Three Scenarios: What a Repricing Event Would Actually Look Like

Scenario A — Diplomatic Resolution by June 2026

Brent converges toward the $95–$105 per barrel range, inventory rebuilding begins in Q3 2026, and the inflation impact, while elevated, remains manageable. Futures markets reprice in an orderly fashion as physical premiums compress.

Scenario B — Prolonged Stalemate Through July and August 2026

Brent moves toward $130–$150 per barrel. Demand destruction begins in price-sensitive Asian economies. Central banks in import-dependent nations are forced to hold rates higher for longer, and equity markets begin repricing growth expectations downward across sectors with significant energy cost exposure.

Scenario C — Full Crisis Escalation Into Q3 and Q4 2026

Brent tests the $150–$200 per barrel range. Cumulative supply losses exceed 1.5 billion barrels. Global consumption must involuntarily align with physical availability — a rationing scenario rather than a price discovery event. Stagflationary macro conditions emerge across import-dependent economies, with recession risk elevated in the most exposed markets.

The critical insight from this scenario framework is that Scenario C is not a tail risk to be discounted at low probability. It is the base case outcome if the Strait of Hormuz remains closed through July 2026 — and five days into May, the ceasefire was deteriorating rather than consolidating. For a broader view of where crude oil prices are heading amid this volatility, the structural forces at play extend well beyond the current conflict window. The Lowy Institute has also highlighted that complacency in oil markets could ignite a broader global crisis if left unaddressed.

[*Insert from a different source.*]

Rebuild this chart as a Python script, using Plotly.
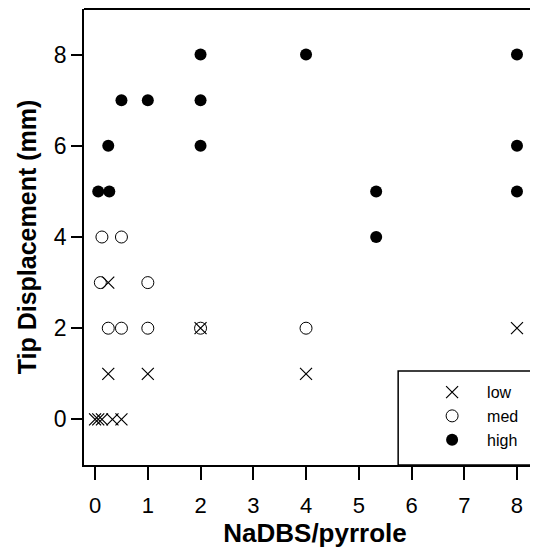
import plotly.graph_objects as go

# NaDBS/pyrrole ratio vs tip displacement (mm)
low_x = [0.0, 0.06, 0.13, 0.33, 0.5, 0.25, 1.0, 4.0, 0.25, 2.0, 8.0]
low_y = [0, 0, 0, 0, 0, 1, 1, 1, 3, 2, 2]

med_x = [0.13, 0.5, 0.1, 1.0, 0.25, 0.5, 1.0, 2.0, 4.0]
med_y = [4, 4, 3, 3, 2, 2, 2, 2, 2]

high_x = [0.06, 0.27, 0.25, 0.5, 1.0, 2.0, 2.0, 2.0, 4.0, 5.33, 5.33, 8.0, 8.0, 8.0]
high_y = [5, 5, 6, 7, 7, 6, 7, 8, 8, 5, 4, 5, 6, 8]

x_ticks = [0, 1, 2, 3, 4, 5, 6, 7, 8]
y_ticks = [0, 2, 4, 6, 8]

FONT = "Liberation Sans, Arial, sans-serif"

fig = go.Figure()
fig.add_trace(go.Scatter(x=low_x, y=low_y, mode="markers", name="low",
                         marker=dict(symbol="x-thin", size=12,
                                     line=dict(color="black", width=1.2))))
fig.add_trace(go.Scatter(x=med_x, y=med_y, mode="markers", name="med",
                         marker=dict(symbol="circle-open", size=12, color="black",
                                     line=dict(color="black", width=1))))
fig.add_trace(go.Scatter(x=high_x, y=high_y, mode="markers", name="high",
                         marker=dict(symbol="circle", size=12, color="black")))

# frame: top line plus legend box (right side of the frame is off-page)
fig.add_shape(type="line", xref="paper", yref="paper", x0=0, x1=1.05, y0=1, y1=1,
              line=dict(color="black", width=2))
fig.add_shape(type="rect", xref="paper", yref="paper", x0=0.680, x1=1.05,
              y0=0, y1=0.206, line=dict(color="black", width=1.5),
              fillcolor="white", layer="below")

fig.update_layout(
    width=538, height=550,
    margin=dict(l=76, r=0, t=1, b=93),
    plot_bgcolor="white", paper_bgcolor="white",
    font=dict(family=FONT, color="black"),
    showlegend=True,
    legend=dict(x=0.721, y=0.197, xanchor="left", yanchor="top",
                bgcolor="rgba(0,0,0,0)", borderwidth=0,
                font=dict(size=16, family=FONT), itemwidth=60,
                tracegroupgap=0),
    xaxis=dict(range=[-0.21, 8.55], tickvals=x_ticks, ticks="outside", ticklen=13,
               tickwidth=1.5, tickcolor="black", showline=True, linecolor="black",
               linewidth=1.5, showgrid=False, zeroline=False,
               tickfont=dict(size=22), ticklabelstandoff=7,
               title=dict(text="<b>NaDBS/pyrrole</b>", font=dict(size=26), standoff=1)),
    yaxis=dict(range=[-1, 9], tickvals=y_ticks, ticks="outside", ticklen=11,
               tickwidth=1.5, tickcolor="black", showline=True, linecolor="black",
               linewidth=1.5, showgrid=False, zeroline=False,
               tickfont=dict(size=23),
               title=dict(text="<b>Tip Displacement (mm)</b>", font=dict(size=25), standoff=10)),
)

fig.write_html("out.html")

Key Takeaways for Investors Navigating the Hormuz Supply Shock

The evidence from both physical crude markets and macroeconomic data points consistently in one direction. Investors and market participants should consider the following framework:

  • The futures market is pricing hope; the physical market is pricing reality. The gap between these two represents unpriced risk that has historically resolved through rapid, disorderly repricing.

  • Every additional week of Hormuz closure adds approximately $5 per barrel to the rest-of-year Brent average, according to SEB Bank's scenario modelling — a compounding dynamic with non-linear consequences as inventory buffers approach depletion.

  • Peak summer demand is arriving precisely as inventories hit multi-year lows. The convergence of these two forces is the central risk the futures market appears to be systematically discounting.

  • Recovery timelines are asymmetric and lengthy. Even a full resolution today would require months to normalise flows and potentially years to restore upstream production capacity damaged during the conflict.

  • The $150–$200 per barrel scenario is the base case, not a tail risk, if the disruption persists through July 2026, based on the inventory draw rate and the cumulative supply loss trajectory.

  • Three cognitive biases — anchoring, recency, and optimism — are measurable and systematic forces suppressing futures prices below their fundamental equilibrium. Recognising these biases is the first step to positioning ahead of the repricing event rather than being caught in it.

Disclaimer: This article is for informational and educational purposes only and does not constitute financial, investment, or trading advice. All price scenarios, forecasts, and analyst assessments referenced herein involve inherent uncertainty and should not be relied upon as predictions of future market outcomes. Readers should conduct their own due diligence and consult qualified financial advisers before making any investment decisions.